IPOL.ID – Badan Narkotika Nasional (BNN) dan Polri menandatangani MoU atau nota kesepahamam bersama terkait rehabilitasi bagi pengguna dan pecandu narkotika.
“Menyelamatkan generasi rentang usia antara 15-64 tahun yang harus diselamatkan dari penyalahgunaan narkotika yang kalau bisa tidak kami kenakan pasal-pasal yang menuju ‘criminal justice system’, kecuali mereka adalah bandar, bos kriminal, dan dia betul-betul berada di dalam jaringan, ini yang harus kami selamatkan,” ungkap Kepala BNN, Komjen Pol Petrus Golose di Mabes Polri, Jakarta, Selasa (12/7).
Lebih lanjut dikatakan, upaya ini melihat prevalensi pengguna narkotika di Indonesia sekarang pada angka 1,95 persen. Sementara jumlah pengguna yang masuk dalam lapas untuk kota-kota besar angkanya di atas 70 persen dan di daerah sekitar 50 persen.
Merujuk negara seperti Panama, ujar dia, kebanyakan jumlah bandar yang ditahan di lapas di atas 80 persen bukan pengguna. Petugas setempat bahkan melakukan pengungkapan kasus dengan barang bukti yang cukup banyak, yakni 134 ton kokain dan 1.200 ton di wilayah Kolombia.
Sementara itu di Indonesia, upaya Kepolisian dan BNN sudah optimal mengungkap kejahatan peredaran gelap narkoba dengan barang bukti yang disita beratnya berton-ton.
“Ini demi menyelamatkan generasi muda sampai dengan umur 64 tahun, sebagaimana hasil penelitian kami dengan BRIN dan BPS. Jadi kami harus menjaga, kami menjaga bersama sehingga kami bisa menyelamatkan generasi emas bangsa Indonesia,” paparnya.
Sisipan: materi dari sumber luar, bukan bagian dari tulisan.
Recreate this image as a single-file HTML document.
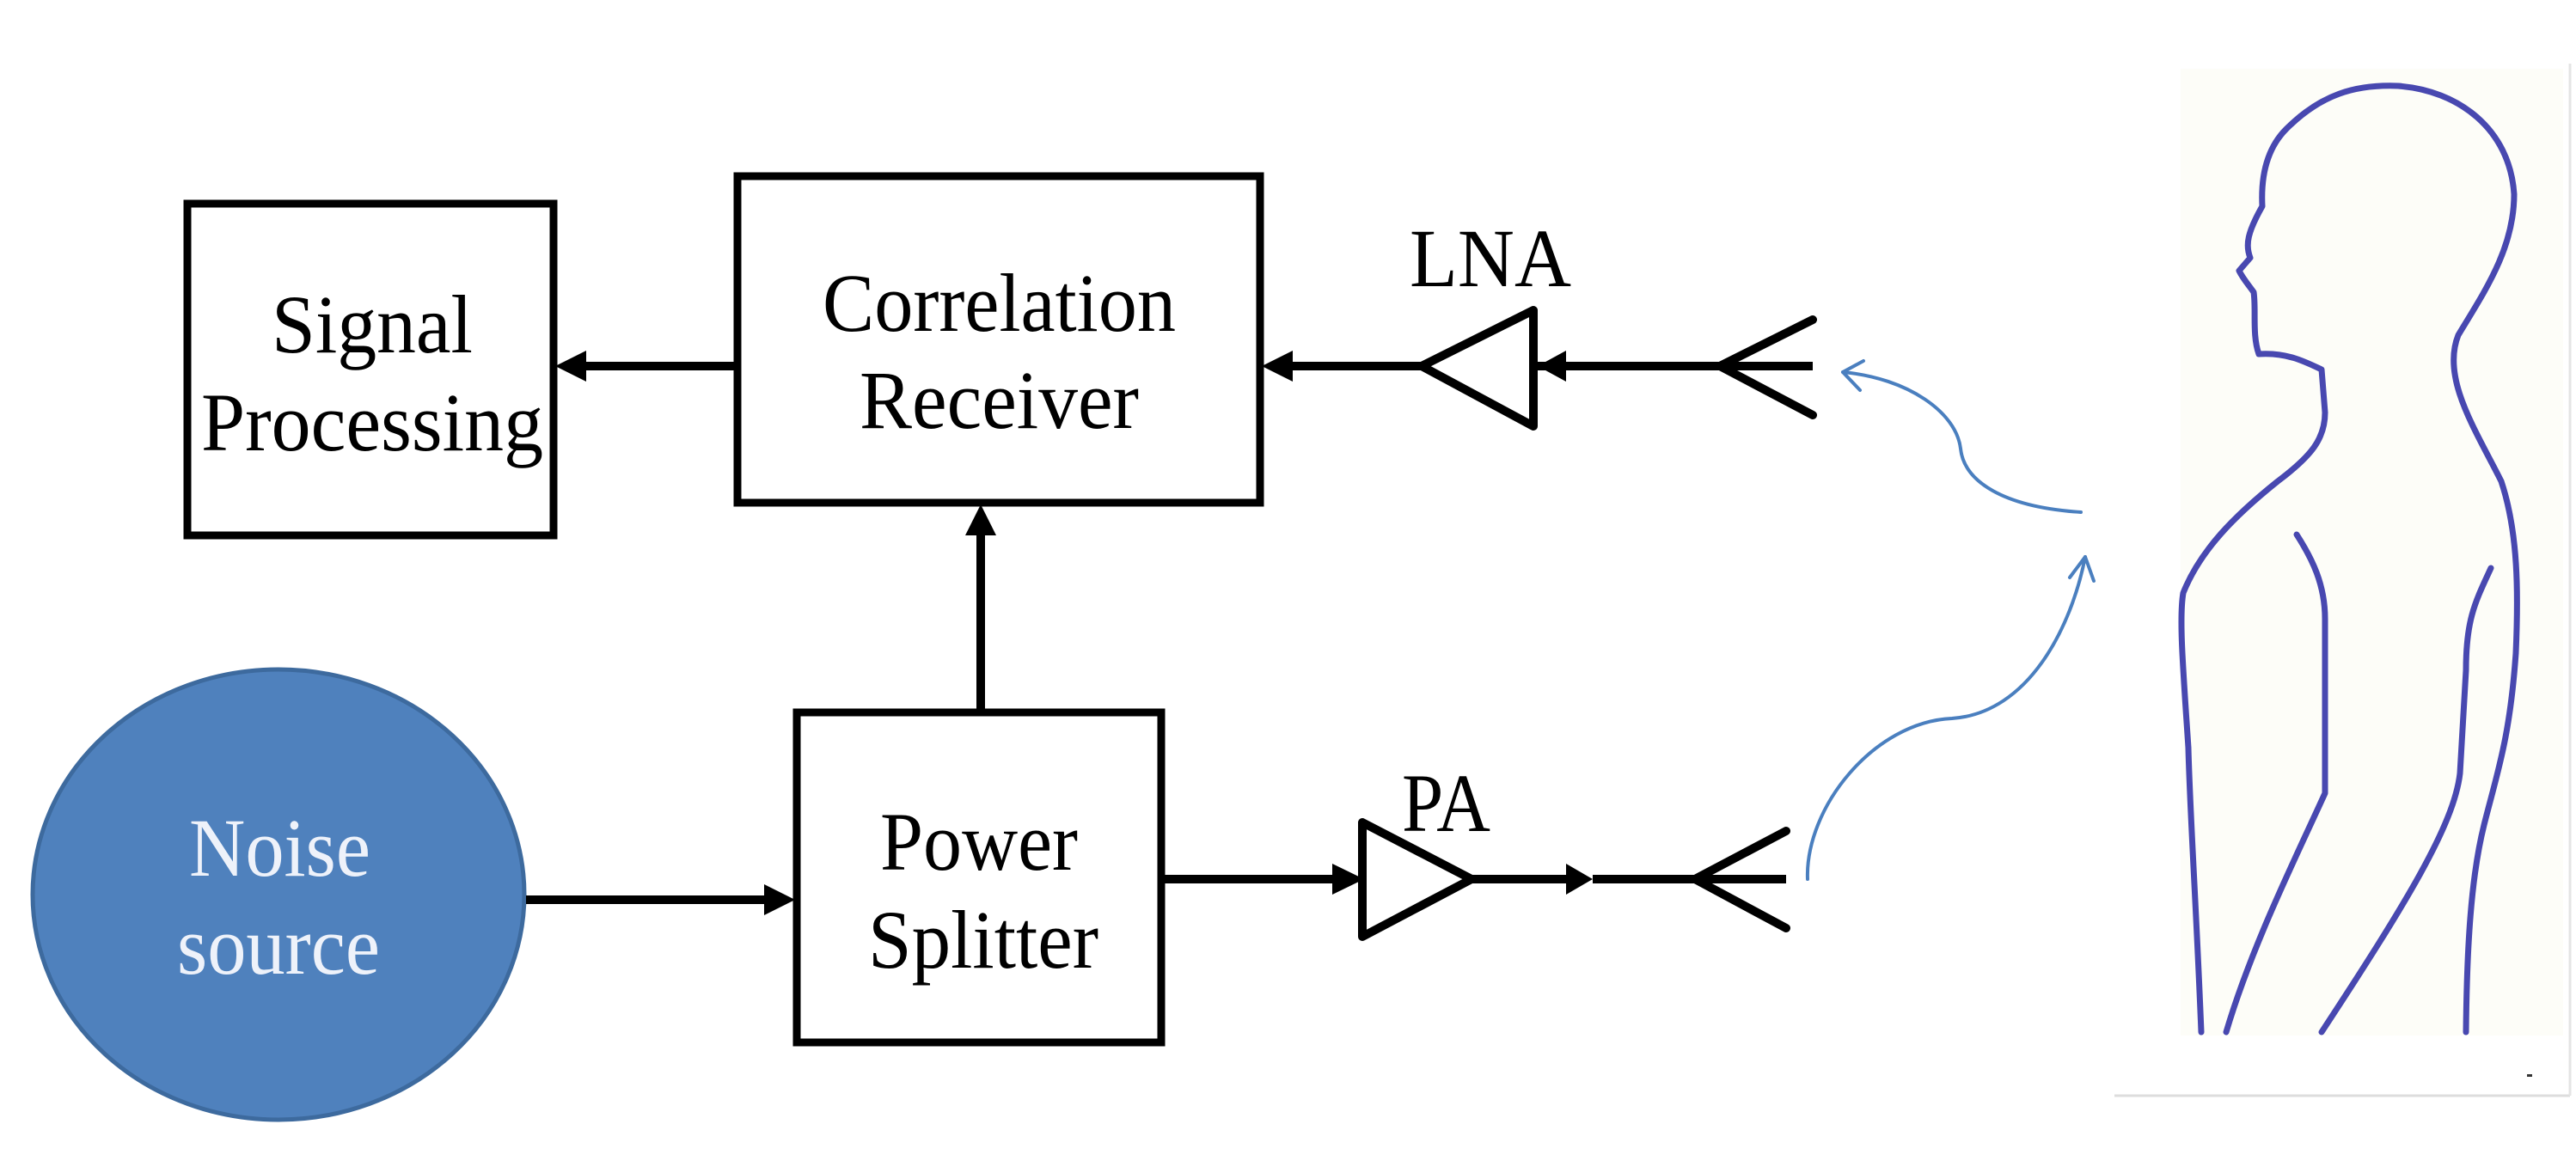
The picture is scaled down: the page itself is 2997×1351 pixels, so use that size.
<!DOCTYPE html>
<html><head><meta charset="utf-8"><style>
html,body{margin:0;padding:0;background:#fff;}
svg{display:block;}
text{font-family:"Liberation Serif",serif;}
</style></head><body>
<svg width="2997" height="1351" viewBox="0 0 2997 1351" xmlns="http://www.w3.org/2000/svg">
<rect width="2997" height="1351" fill="#fff"/>
<g fill="none" stroke="#000" stroke-width="9">
<rect x="218" y="237" width="426" height="386"/>
<rect x="858" y="205" width="608" height="380"/>
<rect x="927" y="829" width="424" height="384"/>
</g>
<ellipse cx="324" cy="1041" rx="286" ry="262" fill="#4f81bd" stroke="#3d6a9e" stroke-width="5"/>
<g font-size="96" fill="#000" lengthAdjust="spacingAndGlyphs">
<text x="316" y="410" textLength="234" lengthAdjust="spacingAndGlyphs">Signal</text>
<text x="234" y="524" textLength="398" lengthAdjust="spacingAndGlyphs">Processing</text>
<text x="957" y="385" textLength="411" lengthAdjust="spacingAndGlyphs">Correlation</text>
<text x="1000" y="498" textLength="325" lengthAdjust="spacingAndGlyphs">Receiver</text>
<text x="1024" y="1012" textLength="230" lengthAdjust="spacingAndGlyphs">Power</text>
<text x="1010" y="1126" textLength="268" lengthAdjust="spacingAndGlyphs">Splitter</text>
<text x="1640" y="333" textLength="188" lengthAdjust="spacingAndGlyphs">LNA</text>
<text x="1631" y="967" textLength="103" lengthAdjust="spacingAndGlyphs">PA</text>
</g>
<g font-size="96" fill="#eef2fa">
<text x="220" y="1019" textLength="211" lengthAdjust="spacingAndGlyphs">Noise</text>
<text x="206" y="1133" textLength="236" lengthAdjust="spacingAndGlyphs">source</text>
</g>
<g stroke="#000" stroke-width="10" fill="none">
<line x1="856" y1="426" x2="680" y2="426"/>
<line x1="1141" y1="827" x2="1141" y2="620"/>
<line x1="612" y1="1047" x2="892" y2="1047"/>
<line x1="1351" y1="1023" x2="1552" y2="1023"/>
<line x1="1712" y1="1023" x2="1825" y2="1023"/>
<line x1="1853" y1="1023" x2="2078" y2="1023"/>
<line x1="1972" y1="1023" x2="2078" y2="967" stroke-linecap="round"/>
<line x1="1972" y1="1023" x2="2078" y2="1080" stroke-linecap="round"/>
<polygon points="1585,957 1585,1090 1712,1023" stroke-linejoin="round"/>
<line x1="1654" y1="426" x2="1500" y2="426"/>
<line x1="1784" y1="426" x2="2109" y2="426"/>
<line x1="2001" y1="426" x2="2109" y2="372" stroke-linecap="round"/>
<line x1="2001" y1="426" x2="2109" y2="483" stroke-linecap="round"/>
<polygon points="1784,361 1784,496 1654,426" stroke-linejoin="round"/>
</g>
<g fill="#000">
<polygon points="646,426 682,408 682,444"/>
<polygon points="1141,587 1123,623 1159,623"/>
<polygon points="925,1047 889,1029 889,1065"/>
<polygon points="1587,1023 1550,1005 1550,1041"/>
<polygon points="1853,1023 1822,1005 1822,1041"/>
<polygon points="1468,426 1504,408 1504,444"/>
<polygon points="1789,426 1822,408 1822,444"/>
</g>
<g fill="none" stroke="#4a7fbf" stroke-width="4" stroke-linecap="round">
<path d="M2421,596 C2330,590 2285,560 2281,522 C2276,480 2220,440 2144,433"/>
<path d="M2144,433 L2168,420 M2144,433 L2164,454"/>
<path d="M2103,1023 C2100,940 2180,840 2271,836 C2360,830 2410,730 2426,648"/>
<path d="M2426,648 L2408,672 M2426,648 L2436,676"/>
</g>
<line x1="2460" y1="1275" x2="2990" y2="1275" stroke="#ddd" stroke-width="3"/>
<line x1="2990" y1="74" x2="2990" y2="1275" stroke="#e4e4e4" stroke-width="3"/>
<rect x="2537" y="80" width="445" height="1125" fill="#fdfdf8"/>
<g fill="none" stroke="#4848b0" stroke-width="7" stroke-linejoin="round" stroke-linecap="round">
<path d="M2561,1201 C2555,1050 2548,950 2546,870 C2540,780 2535,720 2540,690 C2560,640 2600,600 2650,560 C2690,530 2705,510 2705,480 L2701,430 C2680,420 2660,410 2628,412 C2620,390 2625,360 2622,340 C2615,330 2610,325 2605,315 L2618,300 C2612,285 2615,270 2632,240 C2630,200 2640,170 2660,150 C2700,110 2740,98 2790,100 C2860,105 2920,150 2925,226 C2925,290 2890,340 2860,390 C2840,440 2880,500 2910,560 C2930,620 2930,690 2927,760 C2920,860 2905,900 2890,960 C2875,1020 2870,1100 2869,1201"/>
<path d="M2672,622 C2690,650 2705,680 2705,720 L2705,923 C2670,1000 2620,1100 2590,1201"/>
<path d="M2898,661 C2880,700 2869,720 2869,780 L2862,900 C2855,960 2800,1050 2701,1201"/>
</g>
<rect x="2940" y="1250" width="6" height="3" fill="#333"/>
</svg>
</body></html>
Kesepakatan untuk mengupayakan rehabilitasi bagi pecandu dan pengguna ditandatangani tujuh kementerian/lembaga, yakni BNN, Polri, dan Kejaksaan Agung.
Artinya, tegas Golose, dengan kesepakatan bersama ini, maka orang tua, masyarakat yang mengetahui anak, dan keluarganya pengguna dapat melaporkan kepada pihak yang berwajib tanpa perlu khawatir akan dipidana.
“Kalau dia hanya sebagai pengguna terus kami tidak selamatkan maka dia akan masuk di dalam proses kriminalisasi sistem. Ini yang akan kami jaga, kami cegah ada yang disebut dengan tim asesmen terpadu (TAT). Ini yang ditandatangani BNN dan lembaga-lembaga lain,” kata Golose.
Pada kesempatan yang sama, Direktur Tindak Pidana Narkoba (Ditipidnarkoba) Bareskrim Polri Brigjen Pol, Krisno H Siregar, mengutarakan, MoU untuk menyesuaikan kondisi saat ini dalam proses penegakan hukum kasus penyalahgunaan narkotika. Misalnya, saat pelimpahan tersangka kasus pengguna oleh Kepolisian ke tim asesmen terpadu di BNN akan dipangkas.
“Penyidik maksimal tiga hari setelah penangkapan harus sudah menyerahkan seseorang tersangka atau pengguna. Kalau dulu enam hari kerja,” sebut Krisno.
Dia menjelaskan, proses itu akan dilanjutkan melalui rekomendasi yang diterbitkan tim asesmen terpadu maksimal enam hari setelah penangkapan. Harapannya, proses untuk mengambil kesimpulan tersangka dapat direhabilitasi atau tidak menjadi lebih cepat.